> _Problem details_
Repeat the data below exactly, dropping any pictures it holds.

> _Supplied data_
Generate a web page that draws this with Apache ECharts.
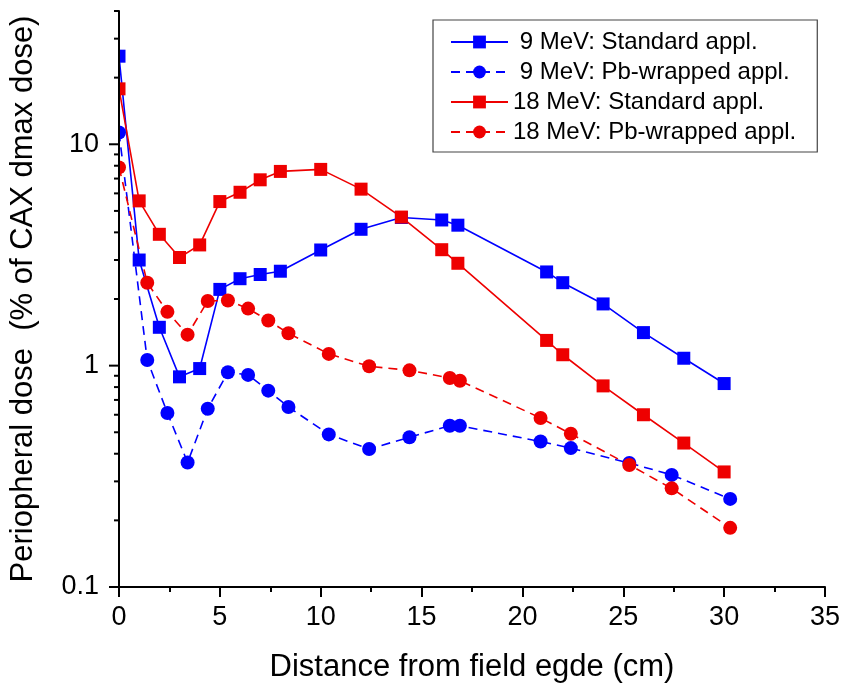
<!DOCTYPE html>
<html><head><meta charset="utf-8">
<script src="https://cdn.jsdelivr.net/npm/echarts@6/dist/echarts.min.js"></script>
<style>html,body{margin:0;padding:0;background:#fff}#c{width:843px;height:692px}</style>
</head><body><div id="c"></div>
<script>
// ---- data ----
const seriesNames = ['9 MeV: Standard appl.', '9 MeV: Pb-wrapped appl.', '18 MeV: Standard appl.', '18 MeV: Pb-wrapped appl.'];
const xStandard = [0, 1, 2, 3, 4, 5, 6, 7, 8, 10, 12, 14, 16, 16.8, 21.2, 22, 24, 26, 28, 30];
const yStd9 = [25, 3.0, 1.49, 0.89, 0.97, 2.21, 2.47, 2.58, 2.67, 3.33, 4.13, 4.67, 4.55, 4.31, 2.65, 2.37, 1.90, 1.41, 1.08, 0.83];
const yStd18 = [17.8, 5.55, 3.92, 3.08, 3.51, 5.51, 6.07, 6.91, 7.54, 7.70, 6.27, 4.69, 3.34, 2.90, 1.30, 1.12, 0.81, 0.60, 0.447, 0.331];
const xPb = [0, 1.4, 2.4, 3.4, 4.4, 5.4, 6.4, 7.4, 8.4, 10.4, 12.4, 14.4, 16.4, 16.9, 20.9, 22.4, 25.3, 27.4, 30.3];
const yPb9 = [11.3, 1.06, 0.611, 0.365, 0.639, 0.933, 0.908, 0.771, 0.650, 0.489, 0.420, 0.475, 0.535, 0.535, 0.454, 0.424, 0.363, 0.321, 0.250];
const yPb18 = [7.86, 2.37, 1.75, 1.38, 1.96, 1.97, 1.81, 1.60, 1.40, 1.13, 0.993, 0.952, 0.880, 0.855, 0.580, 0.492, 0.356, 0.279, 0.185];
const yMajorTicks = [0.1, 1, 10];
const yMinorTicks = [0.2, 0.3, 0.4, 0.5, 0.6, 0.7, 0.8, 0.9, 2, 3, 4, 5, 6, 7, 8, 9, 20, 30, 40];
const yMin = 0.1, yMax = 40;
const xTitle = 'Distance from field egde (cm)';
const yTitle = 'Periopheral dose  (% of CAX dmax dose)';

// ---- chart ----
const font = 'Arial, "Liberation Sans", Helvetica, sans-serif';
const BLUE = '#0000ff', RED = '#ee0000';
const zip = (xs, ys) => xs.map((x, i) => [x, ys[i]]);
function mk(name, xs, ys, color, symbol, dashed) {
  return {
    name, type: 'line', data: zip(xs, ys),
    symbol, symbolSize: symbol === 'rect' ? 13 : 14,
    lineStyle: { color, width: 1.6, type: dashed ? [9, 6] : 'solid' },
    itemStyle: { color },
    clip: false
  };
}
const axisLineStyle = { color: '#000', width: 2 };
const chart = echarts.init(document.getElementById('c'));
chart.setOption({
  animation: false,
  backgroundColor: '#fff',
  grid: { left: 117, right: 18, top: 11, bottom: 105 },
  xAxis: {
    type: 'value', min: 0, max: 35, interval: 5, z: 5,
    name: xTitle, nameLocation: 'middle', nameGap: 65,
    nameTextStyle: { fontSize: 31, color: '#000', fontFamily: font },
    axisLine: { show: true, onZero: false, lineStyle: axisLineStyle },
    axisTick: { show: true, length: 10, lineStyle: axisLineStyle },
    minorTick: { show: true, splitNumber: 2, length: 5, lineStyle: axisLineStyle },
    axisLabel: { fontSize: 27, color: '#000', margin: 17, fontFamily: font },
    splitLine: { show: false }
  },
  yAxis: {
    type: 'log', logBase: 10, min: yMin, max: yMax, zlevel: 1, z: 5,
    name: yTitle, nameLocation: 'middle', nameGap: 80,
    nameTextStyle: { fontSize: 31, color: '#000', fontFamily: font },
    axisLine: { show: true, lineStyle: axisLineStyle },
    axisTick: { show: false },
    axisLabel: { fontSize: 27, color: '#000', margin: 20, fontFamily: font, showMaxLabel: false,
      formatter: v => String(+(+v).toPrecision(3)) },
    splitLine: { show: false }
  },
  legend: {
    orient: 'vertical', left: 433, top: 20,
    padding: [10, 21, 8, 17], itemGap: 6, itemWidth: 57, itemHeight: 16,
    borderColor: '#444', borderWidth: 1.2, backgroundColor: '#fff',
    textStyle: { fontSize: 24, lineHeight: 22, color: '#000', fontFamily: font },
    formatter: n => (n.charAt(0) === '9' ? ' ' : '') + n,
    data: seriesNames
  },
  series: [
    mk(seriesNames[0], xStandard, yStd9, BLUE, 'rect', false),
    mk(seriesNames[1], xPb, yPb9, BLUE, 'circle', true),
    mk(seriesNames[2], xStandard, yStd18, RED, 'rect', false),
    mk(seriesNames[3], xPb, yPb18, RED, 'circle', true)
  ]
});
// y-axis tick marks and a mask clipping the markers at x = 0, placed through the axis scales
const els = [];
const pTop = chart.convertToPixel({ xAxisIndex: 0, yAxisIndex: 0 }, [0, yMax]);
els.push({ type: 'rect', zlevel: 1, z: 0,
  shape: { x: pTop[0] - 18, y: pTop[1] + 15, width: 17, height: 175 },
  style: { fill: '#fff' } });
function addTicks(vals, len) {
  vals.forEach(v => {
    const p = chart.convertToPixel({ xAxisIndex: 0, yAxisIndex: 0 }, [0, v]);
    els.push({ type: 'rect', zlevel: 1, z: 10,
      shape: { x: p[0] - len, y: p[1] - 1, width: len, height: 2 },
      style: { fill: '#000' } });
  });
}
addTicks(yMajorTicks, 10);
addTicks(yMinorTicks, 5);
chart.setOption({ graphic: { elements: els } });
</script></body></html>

> _Output for this exercise_
Generate a web page that draws this with Apache ECharts.
<!DOCTYPE html>
<html><head><meta charset="utf-8">
<script src="https://cdn.jsdelivr.net/npm/echarts@6/dist/echarts.min.js"></script>
<style>html,body{margin:0;padding:0;background:#fff}#c{width:843px;height:692px}</style>
</head><body><div id="c"></div>
<script>
// ---- data ----
const seriesNames = ['9 MeV: Standard appl.', '9 MeV: Pb-wrapped appl.', '18 MeV: Standard appl.', '18 MeV: Pb-wrapped appl.'];
const xStandard = [0, 1, 2, 3, 4, 5, 6, 7, 8, 10, 12, 14, 16, 16.8, 21.2, 22, 24, 26, 28, 30];
const yStd9 = [25, 3.0, 1.49, 0.89, 0.97, 2.21, 2.47, 2.58, 2.67, 3.33, 4.13, 4.67, 4.55, 4.31, 2.65, 2.37, 1.90, 1.41, 1.08, 0.83];
const yStd18 = [17.8, 5.55, 3.92, 3.08, 3.51, 5.51, 6.07, 6.91, 7.54, 7.70, 6.27, 4.69, 3.34, 2.90, 1.30, 1.12, 0.81, 0.60, 0.447, 0.331];
const xPb = [0, 1.4, 2.4, 3.4, 4.4, 5.4, 6.4, 7.4, 8.4, 10.4, 12.4, 14.4, 16.4, 16.9, 20.9, 22.4, 25.3, 27.4, 30.3];
const yPb9 = [11.3, 1.06, 0.611, 0.365, 0.639, 0.933, 0.908, 0.771, 0.650, 0.489, 0.420, 0.475, 0.535, 0.535, 0.454, 0.424, 0.363, 0.321, 0.250];
const yPb18 = [7.86, 2.37, 1.75, 1.38, 1.96, 1.97, 1.81, 1.60, 1.40, 1.13, 0.993, 0.952, 0.880, 0.855, 0.580, 0.492, 0.356, 0.279, 0.185];
const yMajorTicks = [0.1, 1, 10];
const yMinorTicks = [0.2, 0.3, 0.4, 0.5, 0.6, 0.7, 0.8, 0.9, 2, 3, 4, 5, 6, 7, 8, 9, 20, 30, 40];
const yMin = 0.1, yMax = 40;
const xTitle = 'Distance from field egde (cm)';
const yTitle = 'Periopheral dose  (% of CAX dmax dose)';

// ---- chart ----
const font = 'Arial, "Liberation Sans", Helvetica, sans-serif';
const BLUE = '#0000ff', RED = '#ee0000';
const zip = (xs, ys) => xs.map((x, i) => [x, ys[i]]);
function mk(name, xs, ys, color, symbol, dashed) {
  return {
    name, type: 'line', data: zip(xs, ys),
    symbol, symbolSize: symbol === 'rect' ? 13 : 14,
    lineStyle: { color, width: 1.6, type: dashed ? [9, 6] : 'solid' },
    itemStyle: { color },
    clip: false
  };
}
const axisLineStyle = { color: '#000', width: 2 };
const chart = echarts.init(document.getElementById('c'));
chart.setOption({
  animation: false,
  backgroundColor: '#fff',
  grid: { left: 117, right: 18, top: 11, bottom: 105 },
  xAxis: {
    type: 'value', min: 0, max: 35, interval: 5, z: 5,
    name: xTitle, nameLocation: 'middle', nameGap: 65,
    nameTextStyle: { fontSize: 31, color: '#000', fontFamily: font },
    axisLine: { show: true, onZero: false, lineStyle: axisLineStyle },
    axisTick: { show: true, length: 10, lineStyle: axisLineStyle },
    minorTick: { show: true, splitNumber: 2, length: 5, lineStyle: axisLineStyle },
    axisLabel: { fontSize: 27, color: '#000', margin: 17, fontFamily: font },
    splitLine: { show: false }
  },
  yAxis: {
    type: 'log', logBase: 10, min: yMin, max: yMax, zlevel: 1, z: 5,
    name: yTitle, nameLocation: 'middle', nameGap: 80,
    nameTextStyle: { fontSize: 31, color: '#000', fontFamily: font },
    axisLine: { show: true, lineStyle: axisLineStyle },
    axisTick: { show: false },
    axisLabel: { fontSize: 27, color: '#000', margin: 20, fontFamily: font, showMaxLabel: false,
      formatter: v => String(+(+v).toPrecision(3)) },
    splitLine: { show: false }
  },
  legend: {
    orient: 'vertical', left: 433, top: 20,
    padding: [10, 21, 8, 17], itemGap: 6, itemWidth: 57, itemHeight: 16,
    borderColor: '#444', borderWidth: 1.2, backgroundColor: '#fff',
    textStyle: { fontSize: 24, lineHeight: 22, color: '#000', fontFamily: font },
    formatter: n => (n.charAt(0) === '9' ? ' ' : '') + n,
    data: seriesNames
  },
  series: [
    mk(seriesNames[0], xStandard, yStd9, BLUE, 'rect', false),
    mk(seriesNames[1], xPb, yPb9, BLUE, 'circle', true),
    mk(seriesNames[2], xStandard, yStd18, RED, 'rect', false),
    mk(seriesNames[3], xPb, yPb18, RED, 'circle', true)
  ]
});
// y-axis tick marks and a mask clipping the markers at x = 0, placed through the axis scales
const els = [];
const pTop = chart.convertToPixel({ xAxisIndex: 0, yAxisIndex: 0 }, [0, yMax]);
els.push({ type: 'rect', zlevel: 1, z: 0,
  shape: { x: pTop[0] - 18, y: pTop[1] + 15, width: 17, height: 175 },
  style: { fill: '#fff' } });
function addTicks(vals, len) {
  vals.forEach(v => {
    const p = chart.convertToPixel({ xAxisIndex: 0, yAxisIndex: 0 }, [0, v]);
    els.push({ type: 'rect', zlevel: 1, z: 10,
      shape: { x: p[0] - len, y: p[1] - 1, width: len, height: 2 },
      style: { fill: '#000' } });
  });
}
addTicks(yMajorTicks, 10);
addTicks(yMinorTicks, 5);
chart.setOption({ graphic: { elements: els } });
</script></body></html>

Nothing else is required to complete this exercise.